● WORK TO COMPLETE
Retype only what runs from the first line of the records to the line with "Chart.register(...registerables);", inclusive, and no pictures.

● DATA SUPPLIED
# # # #

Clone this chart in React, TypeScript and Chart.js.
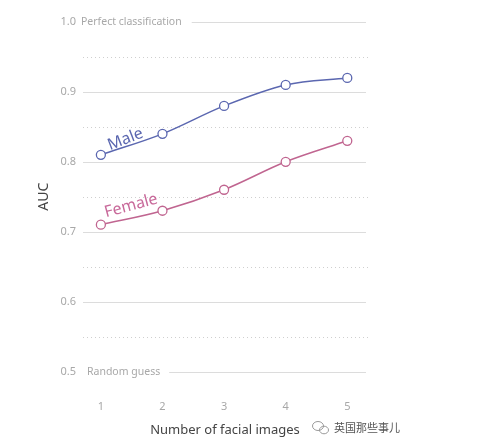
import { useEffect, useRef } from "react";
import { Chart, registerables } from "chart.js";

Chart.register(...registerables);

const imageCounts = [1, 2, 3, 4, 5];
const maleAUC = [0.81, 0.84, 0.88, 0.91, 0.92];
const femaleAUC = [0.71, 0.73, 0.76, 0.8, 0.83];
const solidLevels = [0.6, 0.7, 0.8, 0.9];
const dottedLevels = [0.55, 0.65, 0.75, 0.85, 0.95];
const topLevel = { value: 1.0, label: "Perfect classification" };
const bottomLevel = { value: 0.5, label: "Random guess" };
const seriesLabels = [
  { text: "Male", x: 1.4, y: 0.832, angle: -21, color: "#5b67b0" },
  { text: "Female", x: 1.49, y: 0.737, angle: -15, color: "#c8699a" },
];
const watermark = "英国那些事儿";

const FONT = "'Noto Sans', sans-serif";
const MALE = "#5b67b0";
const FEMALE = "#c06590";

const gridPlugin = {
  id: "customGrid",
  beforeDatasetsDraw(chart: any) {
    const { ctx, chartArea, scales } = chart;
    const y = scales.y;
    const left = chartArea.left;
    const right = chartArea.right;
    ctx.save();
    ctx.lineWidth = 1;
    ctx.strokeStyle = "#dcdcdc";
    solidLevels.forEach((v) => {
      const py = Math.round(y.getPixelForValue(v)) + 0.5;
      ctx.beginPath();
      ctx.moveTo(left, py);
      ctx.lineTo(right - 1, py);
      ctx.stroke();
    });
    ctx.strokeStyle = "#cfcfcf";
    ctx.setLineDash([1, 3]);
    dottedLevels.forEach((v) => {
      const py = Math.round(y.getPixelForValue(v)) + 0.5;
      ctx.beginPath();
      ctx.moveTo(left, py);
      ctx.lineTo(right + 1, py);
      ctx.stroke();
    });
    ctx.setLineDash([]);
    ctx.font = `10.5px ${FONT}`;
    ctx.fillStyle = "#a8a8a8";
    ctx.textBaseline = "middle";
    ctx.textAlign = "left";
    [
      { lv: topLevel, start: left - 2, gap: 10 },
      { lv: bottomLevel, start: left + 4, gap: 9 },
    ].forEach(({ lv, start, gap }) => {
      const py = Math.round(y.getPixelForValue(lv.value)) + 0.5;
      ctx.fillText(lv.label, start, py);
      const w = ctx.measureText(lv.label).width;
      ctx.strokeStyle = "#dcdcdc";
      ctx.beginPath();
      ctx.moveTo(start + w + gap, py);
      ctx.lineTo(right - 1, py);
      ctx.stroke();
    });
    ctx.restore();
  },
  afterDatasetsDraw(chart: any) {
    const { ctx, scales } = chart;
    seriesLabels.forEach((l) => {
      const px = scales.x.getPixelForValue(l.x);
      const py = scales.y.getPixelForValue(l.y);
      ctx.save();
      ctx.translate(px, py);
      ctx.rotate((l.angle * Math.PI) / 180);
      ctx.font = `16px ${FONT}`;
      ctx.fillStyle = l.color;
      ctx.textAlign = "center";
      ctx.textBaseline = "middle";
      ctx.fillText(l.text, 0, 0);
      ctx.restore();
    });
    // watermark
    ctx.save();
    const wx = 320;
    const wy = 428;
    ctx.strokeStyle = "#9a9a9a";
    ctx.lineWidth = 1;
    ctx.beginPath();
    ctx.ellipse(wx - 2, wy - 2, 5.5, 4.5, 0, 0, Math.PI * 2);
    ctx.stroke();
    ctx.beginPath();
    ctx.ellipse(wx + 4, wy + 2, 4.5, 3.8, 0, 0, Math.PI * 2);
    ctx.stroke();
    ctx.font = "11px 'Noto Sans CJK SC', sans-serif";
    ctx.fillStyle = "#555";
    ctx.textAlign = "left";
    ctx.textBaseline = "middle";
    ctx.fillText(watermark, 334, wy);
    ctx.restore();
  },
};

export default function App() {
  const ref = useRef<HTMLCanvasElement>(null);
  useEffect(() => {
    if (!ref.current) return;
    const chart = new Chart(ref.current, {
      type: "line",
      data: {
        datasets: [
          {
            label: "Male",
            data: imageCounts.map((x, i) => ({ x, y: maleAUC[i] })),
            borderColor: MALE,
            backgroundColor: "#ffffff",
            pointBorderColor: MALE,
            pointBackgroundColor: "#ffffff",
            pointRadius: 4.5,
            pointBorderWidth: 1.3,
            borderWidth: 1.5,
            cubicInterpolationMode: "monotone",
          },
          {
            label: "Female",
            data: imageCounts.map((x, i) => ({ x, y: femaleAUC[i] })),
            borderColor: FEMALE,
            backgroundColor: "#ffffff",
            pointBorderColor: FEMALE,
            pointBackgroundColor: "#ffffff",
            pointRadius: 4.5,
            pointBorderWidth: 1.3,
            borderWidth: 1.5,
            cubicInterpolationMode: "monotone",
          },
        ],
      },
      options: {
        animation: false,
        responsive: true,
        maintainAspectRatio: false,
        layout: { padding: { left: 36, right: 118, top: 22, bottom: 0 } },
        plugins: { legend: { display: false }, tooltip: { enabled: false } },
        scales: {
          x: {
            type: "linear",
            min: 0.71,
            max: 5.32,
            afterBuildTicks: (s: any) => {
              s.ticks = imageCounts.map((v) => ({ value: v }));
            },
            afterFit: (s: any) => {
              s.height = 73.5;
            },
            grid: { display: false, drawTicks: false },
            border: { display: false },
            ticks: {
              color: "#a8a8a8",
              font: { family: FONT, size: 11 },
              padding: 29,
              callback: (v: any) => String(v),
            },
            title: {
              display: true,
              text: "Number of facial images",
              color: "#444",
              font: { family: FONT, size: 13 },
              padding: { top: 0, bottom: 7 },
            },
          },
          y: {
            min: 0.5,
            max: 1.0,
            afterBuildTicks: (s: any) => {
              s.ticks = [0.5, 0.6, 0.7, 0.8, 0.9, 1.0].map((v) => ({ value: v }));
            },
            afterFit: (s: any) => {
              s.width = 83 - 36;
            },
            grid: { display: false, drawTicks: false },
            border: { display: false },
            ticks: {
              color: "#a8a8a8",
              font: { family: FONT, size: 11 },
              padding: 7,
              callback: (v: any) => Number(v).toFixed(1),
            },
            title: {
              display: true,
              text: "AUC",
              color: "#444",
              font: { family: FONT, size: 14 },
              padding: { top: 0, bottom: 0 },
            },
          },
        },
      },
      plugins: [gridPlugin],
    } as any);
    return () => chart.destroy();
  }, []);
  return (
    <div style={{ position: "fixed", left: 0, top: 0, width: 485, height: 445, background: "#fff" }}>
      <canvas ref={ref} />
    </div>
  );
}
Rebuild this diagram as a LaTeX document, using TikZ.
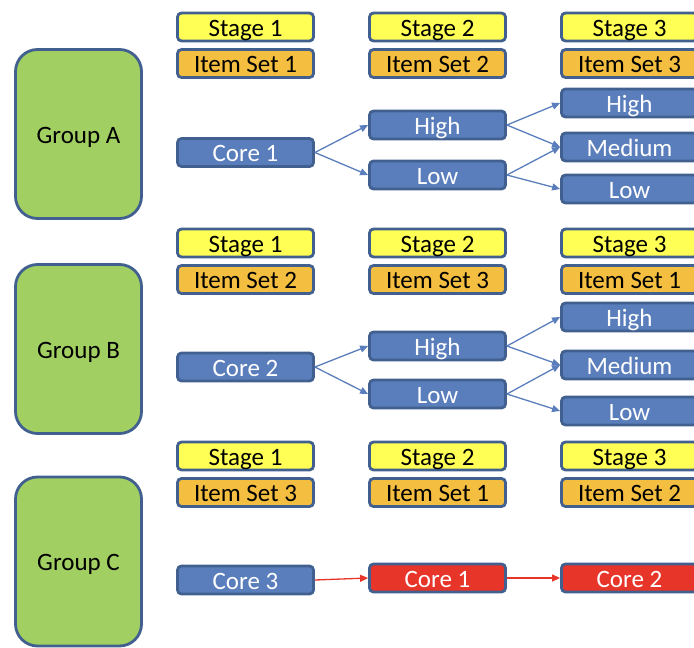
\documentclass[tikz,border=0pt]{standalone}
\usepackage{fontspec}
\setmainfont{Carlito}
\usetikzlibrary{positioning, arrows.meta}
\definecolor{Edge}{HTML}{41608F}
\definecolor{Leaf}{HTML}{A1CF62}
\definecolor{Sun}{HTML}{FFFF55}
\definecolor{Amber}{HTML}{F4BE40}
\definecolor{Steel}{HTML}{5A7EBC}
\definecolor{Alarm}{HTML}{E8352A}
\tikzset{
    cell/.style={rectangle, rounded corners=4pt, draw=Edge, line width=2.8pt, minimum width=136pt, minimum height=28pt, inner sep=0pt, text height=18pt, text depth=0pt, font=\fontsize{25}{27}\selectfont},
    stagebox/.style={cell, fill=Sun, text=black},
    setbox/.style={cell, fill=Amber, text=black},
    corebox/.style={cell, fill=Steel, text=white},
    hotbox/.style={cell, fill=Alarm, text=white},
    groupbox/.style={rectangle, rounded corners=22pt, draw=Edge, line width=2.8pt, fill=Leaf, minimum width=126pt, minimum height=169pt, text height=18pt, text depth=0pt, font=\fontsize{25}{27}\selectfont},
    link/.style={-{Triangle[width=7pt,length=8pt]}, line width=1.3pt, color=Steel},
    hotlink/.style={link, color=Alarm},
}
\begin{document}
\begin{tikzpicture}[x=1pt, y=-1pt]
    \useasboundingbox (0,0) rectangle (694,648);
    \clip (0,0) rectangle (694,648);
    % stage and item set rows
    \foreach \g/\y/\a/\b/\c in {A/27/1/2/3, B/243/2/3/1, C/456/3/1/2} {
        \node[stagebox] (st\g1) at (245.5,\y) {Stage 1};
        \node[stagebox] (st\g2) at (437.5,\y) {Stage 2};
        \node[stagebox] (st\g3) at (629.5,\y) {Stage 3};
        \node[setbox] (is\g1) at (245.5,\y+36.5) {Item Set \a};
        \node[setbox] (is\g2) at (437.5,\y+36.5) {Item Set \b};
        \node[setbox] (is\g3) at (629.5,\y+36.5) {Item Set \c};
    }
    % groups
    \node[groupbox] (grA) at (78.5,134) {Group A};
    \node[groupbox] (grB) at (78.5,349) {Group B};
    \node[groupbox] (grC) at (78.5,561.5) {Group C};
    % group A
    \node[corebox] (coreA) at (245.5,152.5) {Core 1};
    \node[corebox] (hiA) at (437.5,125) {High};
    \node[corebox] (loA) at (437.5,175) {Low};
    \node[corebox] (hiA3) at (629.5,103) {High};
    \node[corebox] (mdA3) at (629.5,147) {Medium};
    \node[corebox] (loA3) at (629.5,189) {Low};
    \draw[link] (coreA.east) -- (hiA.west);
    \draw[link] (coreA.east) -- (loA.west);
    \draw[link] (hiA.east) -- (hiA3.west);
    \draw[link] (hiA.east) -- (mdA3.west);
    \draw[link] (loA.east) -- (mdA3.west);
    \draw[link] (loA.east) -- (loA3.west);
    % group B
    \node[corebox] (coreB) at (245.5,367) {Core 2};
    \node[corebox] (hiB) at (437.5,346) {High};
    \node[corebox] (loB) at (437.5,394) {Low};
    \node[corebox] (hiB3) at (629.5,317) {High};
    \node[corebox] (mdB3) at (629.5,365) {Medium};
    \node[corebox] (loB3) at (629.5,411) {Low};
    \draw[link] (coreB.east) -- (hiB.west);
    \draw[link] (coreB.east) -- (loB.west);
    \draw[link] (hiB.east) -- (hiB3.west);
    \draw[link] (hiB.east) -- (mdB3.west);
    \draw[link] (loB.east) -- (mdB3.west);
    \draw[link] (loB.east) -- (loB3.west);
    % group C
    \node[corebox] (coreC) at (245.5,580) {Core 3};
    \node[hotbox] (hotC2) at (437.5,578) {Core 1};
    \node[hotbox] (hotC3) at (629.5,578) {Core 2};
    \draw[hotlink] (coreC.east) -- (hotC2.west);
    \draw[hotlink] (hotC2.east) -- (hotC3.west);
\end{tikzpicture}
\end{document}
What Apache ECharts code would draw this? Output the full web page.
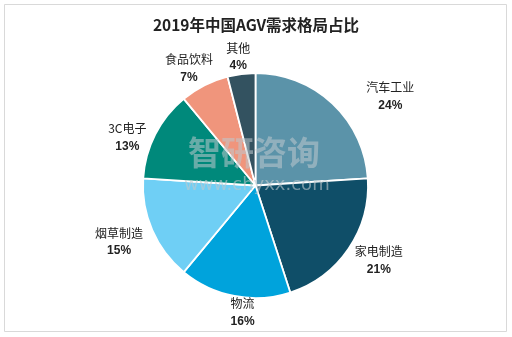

# # # #

● RESULT OF THIS EXERCISE
Clone this chart in React, TypeScript and Chart.js.
import { useEffect, useRef } from "react";
import { Chart, registerables } from "chart.js";

Chart.register(...registerables);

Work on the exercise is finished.